Govt mulls offering incentives to geothermal firms
Rendi A. Witular, The Jakarta Post, Jakarta
The government plans to provide a fiscal incentive for geothermal operators to speed up the development of the underused power- generation resource amid higher prices and depleted oil reserves.
Minister of Energy and Mineral Resources Purnomo Yusgiantoro said the incentives would include the exemption of double value- added tax for geothermal operators in the upstream and downstream sectors.
The current regulations require geothermal operators to pay the tax twice because they operate on two levels -- in the upstream sector by producing geothermal energy and in the downstream sector by distributing it.
"The operators have complained about the double tax as it has caused the price of their electricity to become (comparatively) more expensive," said Purnomo while accompanying members of the Indonesian Geothermal Association to meet President Susilo Bambang Yudhoyono on Wednesday.
The incentive, said Purnomo, was being discussed with the Ministry of Finance.
Indonesia is striving to increase its use of alternative energies, including gas, coal and geothermal energy, in order to rely less on increasingly expensive and scarce oil.
Geothermal energy is produced when groundwater descends from the earth's surface and meets the molten magma rising from the earth's core.
An environmentally clean energy source, it has a carbon dioxide emission rate 90 percent lower than that produced by oil- fired power plants.
However, the energy resource is relatively untapped despite its abundance here.
Located in the "ring of fire" volcano belt, Indonesia is estimated to hold about 40 percent of the world's geothermal reserves, equivalent to a total of 27,140 megawatts (MW) of power.

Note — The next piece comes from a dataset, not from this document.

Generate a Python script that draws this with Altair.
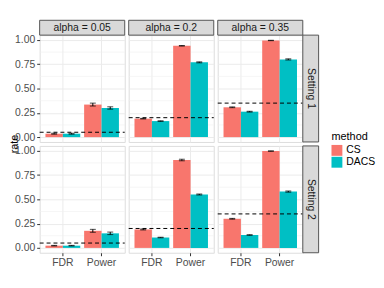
import altair as alt
import pandas as pd

alphas = [0.05, 0.2, 0.35]
alpha_labels = ["alpha = 0.05", "alpha = 0.2", "alpha = 0.35"]
settings = ["Setting 1", "Setting 2"]
metrics = ["FDR", "Power"]
methods = ["CS", "DACS"]

# order within each alpha: CS-FDR, DACS-FDR, CS-Power, DACS-Power
s1_rate = [[0.035, 0.035, 0.335, 0.300],
           [0.190, 0.165, 0.940, 0.770],
           [0.307, 0.262, 0.995, 0.800]]
s1_err = [[0.005, 0.005, 0.015, 0.012],
          [0.003, 0.003, 0.003, 0.005],
          [0.004, 0.004, 0.002, 0.006]]
s2_rate = [[0.023, 0.023, 0.176, 0.150],
           [0.190, 0.107, 0.905, 0.550],
           [0.300, 0.133, 0.997, 0.580]]
s2_err = [[0.003, 0.003, 0.015, 0.013],
          [0.005, 0.003, 0.008, 0.005],
          [0.004, 0.003, 0.002, 0.006]]

rows = []
for si, (rates, errs) in enumerate([(s1_rate, s1_err), (s2_rate, s2_err)]):
    for ai, a in enumerate(alphas):
        k = 0
        for m in metrics:
            for meth in methods:
                r, e = rates[ai][k], errs[ai][k]
                rows.append(dict(setting=settings[si], alpha=a, metric=m, method=meth,
                                 rate=r, lo=r - e, hi=r + e))
                k += 1
df = pd.DataFrame(rows)

W, H = 86, 108
FONT = "Liberation Sans"
LFS = 10.5
yscale = alt.Scale(domain=[-0.05, 1.05], nice=False, zero=False)
xscale = alt.Scale(domain=metrics, paddingInner=0.1, paddingOuter=0.15)
oscale = alt.Scale(domain=methods, paddingInner=0, paddingOuter=0)
cscale = alt.Scale(domain=methods, range=["#F8766D", "#00BFC4"])
legend = alt.Legend(title="method", orient="none", legendX=295, legendY=97,
                    symbolType="square", symbolSize=121, symbolStrokeWidth=0,
                    titleFontSize=11, labelFontSize=LFS, titleFont=FONT, labelFont=FONT,
                    titleFontWeight="normal", titleColor="#000000", labelColor="#000000",
                    rowPadding=1, titlePadding=3, labelOffset=4)


def panel(si, ai):
    d = df[(df.setting == settings[si]) & (df.alpha == alphas[ai])]
    left = ai == 0
    bottom = si == 1
    yaxis = alt.Axis(values=[0, 0.25, 0.5, 0.75, 1.0], format=".2f", grid=True,
                     gridColor="#EBEBEB", gridWidth=1, labels=left, ticks=left,
                     domain=False, title=None, labelFontSize=LFS, labelFont=FONT,
                     labelColor="#4D4D4D", tickColor="#333333", tickSize=3, labelPadding=2)
    xaxis = alt.Axis(grid=True, bandPosition=0.5, gridColor="#EBEBEB", gridWidth=1,
                     labels=bottom, ticks=bottom, domain=False, title=None, labelAngle=0,
                     labelFontSize=LFS, labelFont=FONT, labelColor="#4D4D4D",
                     tickColor="#333333", tickSize=3, tickBand="center", labelPadding=2)
    X = alt.X("metric:N", scale=xscale, axis=xaxis)
    XO = alt.XOffset("method:N", scale=oscale)
    base = alt.Chart(d)
    minor = alt.Chart(pd.DataFrame({"v": [0.125, 0.375, 0.625, 0.875]})).mark_rule(
        color="#F0F0F0", strokeWidth=0.6).encode(
        y=alt.Y("v:Q", scale=yscale, axis=yaxis), x=alt.value(0), x2=alt.value(W))
    bars = base.mark_bar().encode(
        x=X, xOffset=XO,
        y=alt.Y("rate:Q", scale=yscale, axis=yaxis), y2=alt.datum(0),
        color=alt.Color("method:N", scale=cscale, legend=legend))
    err = base.mark_rule(color="black", strokeWidth=1).encode(
        x=X, xOffset=XO, y=alt.Y("lo:Q", scale=yscale, axis=yaxis), y2="hi:Q")
    cap_lo = base.mark_tick(color="black", size=6, thickness=1, orient="horizontal").encode(
        x=X, xOffset=XO, y=alt.Y("lo:Q", scale=yscale, axis=yaxis))
    cap_hi = base.mark_tick(color="black", size=6, thickness=1, orient="horizontal").encode(
        x=X, xOffset=XO, y=alt.Y("hi:Q", scale=yscale, axis=yaxis))
    aline = alt.Chart(pd.DataFrame({"a": [alphas[ai]]})).mark_rule(
        color="black", strokeDash=[4, 3], strokeWidth=1).encode(
        y=alt.Y("a:Q", scale=yscale, axis=yaxis), x=alt.value(0), x2=alt.value(W))
    layers = [minor, bars, err, cap_lo, cap_hi, aline]
    if si == 0:
        sd = alt.Chart(pd.DataFrame({"label": [alpha_labels[ai]]}))
        layers.append(sd.mark_rect(fill="#D9D9D9", stroke="#555555", strokeWidth=1).encode(
            x=alt.value(0), x2=alt.value(W), y=alt.value(-15), y2=alt.value(0)))
        layers.append(sd.mark_text(fontSize=LFS, font=FONT, color="#1A1A1A",
                                   baseline="middle", align="center").encode(
            x=alt.value(W / 2), y=alt.value(-7.5), text="label:N"))
    if ai == 2:
        rd = alt.Chart(pd.DataFrame({"label": [settings[si]]}))
        layers.append(rd.mark_rect(fill="#D9D9D9", stroke="#555555", strokeWidth=1).encode(
            x=alt.value(W), x2=alt.value(W + 16), y=alt.value(0), y2=alt.value(H)))
        layers.append(rd.mark_text(fontSize=LFS, font=FONT, color="#1A1A1A", angle=90,
                                   baseline="middle", align="center").encode(
            x=alt.value(W + 8), y=alt.value(H / 2), text="label:N"))
    if si == 0 and ai == 0:
        td = alt.Chart(pd.DataFrame({"label": ["rate"]}))
        layers.append(td.mark_text(fontSize=11, font=FONT, color="#000000", angle=270,
                                   baseline="middle", align="center").encode(
            x=alt.value(-25), y=alt.value(H + 2), text="label:N"))
    return alt.layer(*layers).properties(width=W, height=H)


panels = [panel(si, ai) for si in range(2) for ai in range(3)]
chart = alt.concat(*panels, columns=3, spacing=4, bounds="flush").properties(
    padding={"left": 0, "top": 10, "right": 0, "bottom": 0}
).configure_view(stroke="#555555", strokeWidth=1).configure(background="white")

chart.save("out.html", embed_options={"renderer": "svg", "actions": False})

While the country has several operational geothermal power plants, their combined capacity currently is only 807 MW or about 3 percent of the country's total geothermal potential.
Purnomo said the government was planning to gradually increase production of geothermal energy to 2,000 MW in 2008 and up to 6,000 MW in 2020.
Geothermal energy has long been used to create traditional medicines here, and as a heating source it is also used in dairy manufacture, food processing and in the cement industry.
Indonesia is scheduled to hold an international geothermal conference in Bali in 2010 to discuss the global development of the energy.